La fusion de l’IRPP et de la CSG permettrait nous dit-on de rendre la CSG progessive alors qu’aujourd’hui elle frappe proportionnellement tous les revenus. Petit problème : pour l’heure, le produit de la CSG tombe dans les caisses de la sécurité sociale. Si on fusionne CSG et IRPP, le financement de la sécurité sociale dépendra au budget de l’État. Si la sécurité sociale a été conçue par le programme du CNR sur le mode de la mutualisation du salaire différé, avec la fusion CSG/IRPP le procès d’intégration de la sécu à l’État ferait un grand pas en avant et ses ressources deviendraient des variables d’ajustement des politiques gouvernementales. Le modèle CNR 1943 serait remplacé par le modèle de la protection sociale à la Bismarck.

C’est aussi pour lutter contre l’injustice qu’on propose la suppression du quotient familial et son remplacement par un crédit d’impôt forfaitaire en fonction du nombre d’enfants à charge. Évidemment, le système du quotient familial permet à un foyer à revenus moyens ou élevés de déduire beaucoup plus d’impôts qu’à un foyer exonéré d’impôts ! Mais on oublie tout simplement que cette injustice est depuis longtemps compensée par toutes les prestations sociales soumises à conditions de ressources, des allocations logement au bourses scolaires. Le problème encore une fois n’est pas que le portefeuille des quelques-uns soit mieux garni que celui des autres. Le problème, c’est l’extension de la pauvreté due au chômage, aux coûts du logement, au bas salaires et à la précarité. En fait cette mesure de suppression du quotient familial – qui est déjà plafonné – aurait comme seul « avantage » non pas de « faire payer les riches » mais de ponctionner un peu plus les salariés moyens et les cadres.

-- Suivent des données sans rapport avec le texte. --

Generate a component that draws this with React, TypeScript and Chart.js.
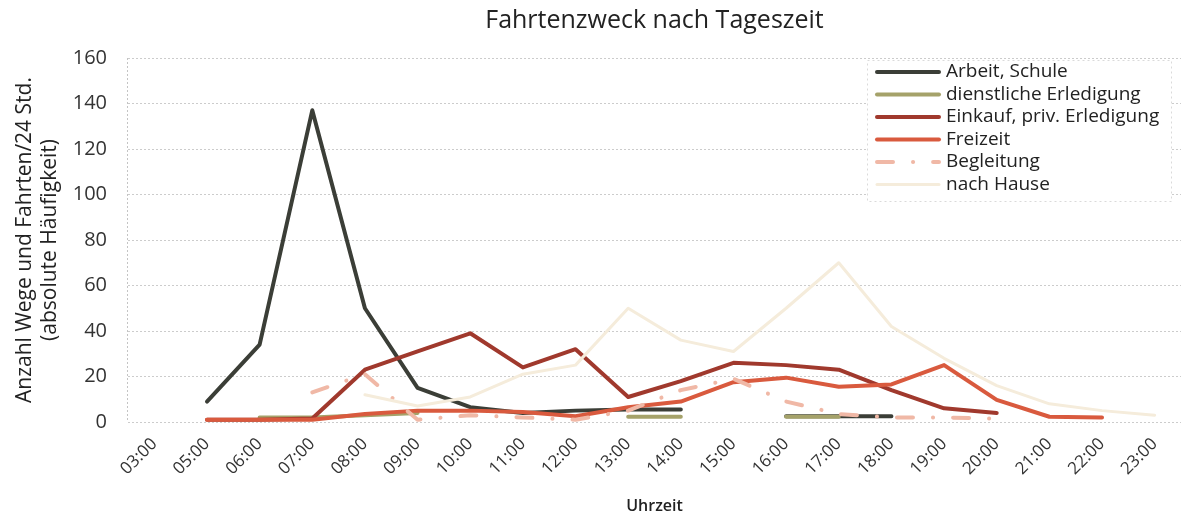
import React, { useEffect, useRef } from 'react';
import { Chart, registerables } from 'chart.js';

Chart.register(...registerables);

const FONT = "'Open Sans', sans-serif";

const hours = ['03:00', '05:00', '06:00', '07:00', '08:00', '09:00', '10:00', '11:00', '12:00', '13:00', '14:00', '15:00', '16:00', '17:00', '18:00', '19:00', '20:00', '21:00', '22:00', '23:00'];

const arbeitSchule = [null, 9, 34, 137, 50, 15, 6.5, 4, 5, 5.5, 5.5, null, 2.5, 2.5, 2.5, null, null, null, null, null];
const dienstlich = [null, null, 2, 2, 3, 4, null, null, null, 2.3, 2.3, null, 2.3, 2.3, null, null, null, null, null, null];
const einkauf = [null, 1, 1, 1.5, 23, 31, 39, 24, 32, 11, 18, 26, 25, 23, 14, 6, 4, null, null, null];
const freizeit = [null, 1, 1, 1, 3.5, 5, 5, 4.4, 2.5, 6.5, 9, 17.5, 19.5, 15.5, 16.5, 25, 9.7, 2.3, 2, null];
const begleitung = [null, null, null, 13, 21, 1, 3, 2, 1, 5, 14, 19, 9, 3.5, 2, 2, 1.5, null, null, null];
const nachHause = [null, null, null, null, 12, 7, 11, 21, 25, 50, 36, 31, 50, 70, 42, 28, 16, 8, 5, 3];

const seriesNames = ['Arbeit, Schule', 'dienstliche Erledigung', 'Einkauf, priv. Erledigung', 'Freizeit', 'Begleitung', 'nach Hause'];
const seriesColors = ['#3b3e37', '#a5a26a', '#a0392d', '#d95a3e', '#f0b8a6', '#f5ecdb'];
const yTitle = ['Anzahl Wege und Fahrten/24 Std.', '(absolute Häufigkeit)'];

const boxLegend = {
  id: 'boxLegend',
  afterDraw(chart: any) {
    const { ctx, chartArea } = chart;
    const w = 304;
    const x0 = chartArea.right - w - 10;
    const y0 = chartArea.top + 2;
    const rows = chart.data.datasets.length;
    const step = 22.5;
    const h = rows * step + 6;
    ctx.save();
    ctx.fillStyle = '#ffffff';
    ctx.fillRect(x0, y0, w, h);
    ctx.setLineDash([2, 3]);
    ctx.strokeStyle = '#dadada';
    ctx.lineWidth = 1;
    ctx.strokeRect(x0 + 0.5, y0 + 0.5, w, h);
    chart.data.datasets.forEach((ds: any, i: number) => {
      const cy = y0 + 12 + i * step;
      ctx.setLineDash(ds.borderDash || []);
      ctx.lineCap = 'round';
      ctx.strokeStyle = ds.borderColor;
      ctx.lineWidth = ds.borderWidth;
      ctx.beginPath();
      ctx.moveTo(x0 + 10, cy);
      ctx.lineTo(x0 + 72, cy);
      ctx.stroke();
      ctx.setLineDash([]);
      ctx.fillStyle = '#222';
      ctx.font = `19px ${FONT}`;
      ctx.textBaseline = 'middle';
      ctx.textAlign = 'left';
      ctx.fillText(ds.label, x0 + 79, cy);
    });
    ctx.restore();
  },
};

export default function App() {
  const ref = useRef<HTMLCanvasElement>(null);
  useEffect(() => {
    if (!ref.current) return;
    const values = [arbeitSchule, dienstlich, einkauf, freizeit, begleitung, nachHause];
    const chart = new Chart(ref.current, {
      type: 'line',
      data: {
        labels: hours,
        datasets: values.map((d, i) => ({
          label: seriesNames[i],
          data: d,
          borderColor: seriesColors[i],
          backgroundColor: seriesColors[i],
          borderWidth: i === 5 ? 3 : 4,
          borderDash: i === 4 ? [16, 20, 0.1, 20] : [],
          borderCapStyle: 'round',
          borderJoinStyle: 'round',
          pointRadius: 0,
          tension: 0,
          fill: false,
          order: 5 - i,
        })),
      },
      options: {
        responsive: false,
        animation: false,
        layout: { padding: { left: 0, right: 2, top: 0, bottom: 0 } },
        plugins: {
          legend: { display: false },
          tooltip: { enabled: false },
          title: {
            display: true,
            text: 'Fahrtenzweck nach Tageszeit',
            fullSize: false,
            color: '#222',
            font: { family: FONT, size: 25, weight: 'normal', lineHeight: 1.1 },
            padding: { top: 7, bottom: 23.5 },
          },
        },
        scales: {
          x: {
            offset: true,
            grid: {
              display: true,
              offset: true,
              drawTicks: false,
              color: (c: any) => (c.index === 0 ? '#c4c4c4' : 'rgba(0,0,0,0)'),
            },
            border: { display: false, dash: [2, 2] },
            ticks: {
              minRotation: 45,
              maxRotation: 45,
              autoSkip: false,
              padding: 12,
              color: '#333',
              font: { family: FONT, size: 17 },
            },
            title: {
              display: true,
              text: 'Uhrzeit',
              color: '#222',
              font: { family: FONT, size: 16, weight: '600' },
              padding: { top: 0, bottom: 4 },
            },
            afterFit: (s: any) => {
              s.height = 98;
            },
          },
          y: {
            min: 0,
            max: 160,
            ticks: {
              stepSize: 20,
              padding: 21,
              color: '#333',
              font: { family: FONT, size: 20 },
            },
            grid: { color: '#cccccc', drawTicks: false },
            border: { display: false, dash: [2, 2] },
            title: {
              display: true,
              text: yTitle,
              color: '#222',
              font: { family: FONT, size: 21, lineHeight: 1.2 },
              padding: { top: 12, bottom: 0 },
            },
            afterFit: (s: any) => {
              s.width = 128;
            },
          },
        },
      },
      plugins: [boxLegend],
    } as any);
    return () => chart.destroy();
  }, []);
  return (
    <div style={{ position: 'absolute', left: 0, top: 0, width: 1183, height: 520 }}>
      <canvas ref={ref} width={1183} height={520} />
    </div>
  );
}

Mais les « socialistes » vont plus loin : ils proposent d’individualiser l’impôt, et donc de supprimer la notion de « foyer fiscal ». Aujourd’hui les couples mariés ou PACSés ont l’obligation de faire une seule déclaration de revenus. Pour un couple dont les deux membres ont des revenus équivalents, l’opération est neutre. Par contre, pour un couple dont l’un a un revenu plus élevé que l’autre, la déclaration commune permet, en raison de la progressivité de l’IRPP, une économie d’impôts par rapport à ce que chacun devrait payer séparément. Pour les socialistes, cette situation est injuste parce que les couples mariés ou pacsés paient moins que les célibataires ou ceux qui vivent en union libre. Encore une fois, on remarquera combien nos « socialistes » sont sensibles aux petites inégalités, mais parfaitement insensibles aux grandes. Mais au-delà des questions de technique fiscale, il y a quelque chose de plus sérieux. Dans un couple, sauf chez les riches, il y a communauté des biens. Les revenus sont mis dans un pot commun (de chacun selon ses capacités) et les dépenses du ménage visent à répondre aux besoins de chacun. Si l’impôt est individualisé, il faudra que chacun s’occupe de payer « ses » impôts et tout naturellement chacun gérera ses propres dépenses – il faudra établir une comptabilité dans le couple. Autrement dit, le couple n’existera tout simplement plus ; il se réduira à un contrat d’échange des services sexuels – pour rependre une formule de Kant qui s’y connaissait en matière de sexe, lui qui est mort puceau. Après nous avoir cassé les oreilles avec le mariage pour tous, en fait, les socialistes se préparent à la pure et simple suppression du mariage et du PACS. Là où l’échange marchand était encore tenu en bride, les socialistes proposent l’introduction massive de la comptabilité et le règne sans partage de l’équivalent général.

Dernier point : le prélèvement à la source. Ça se fait dans d’autres pays, nous dit-on. La belle raison ! Le prélèvement à la source ferait de l’employeur le collecteur des impôts de ses employés – on voit d’ailleurs pourquoi l’individualisation de l’IRPP faciliterait le travail des comptables. L’employeur devrait connaître la situation fiscale de ses employés – y compris les revenus qui ne proviennent pas du travail ou proviennent d’un emploi secondaire. Cela donnerait tout simplement un nouveau pouvoir de contrôle sur les salariés absolument exorbitant. Pendant qu’on y est, autant lui confier la gestion de l’argent du ménage et on peut parier qu’il trouvera facilement que ses salariés pourraient vivre en gagnant moins.

On voit par les projets de réforme des socialistes (de toutes obédiences) qu’il s’agit derrière le paravent de la « révolution fiscale » de poursuivre par les moyens propres aux socialistes (contrôle étatique et patronal, pseudo-égalitarisme exarcebant les ressentiments) l’adaptation de notre société aux besoins du « capitalisme absolu ». Les subtilités technocratiques, masquées derrière des impératifs techniques, ne font qu’exprimer une conception ultra-libérale, ultra-capitaliste, des rapports entre les humains.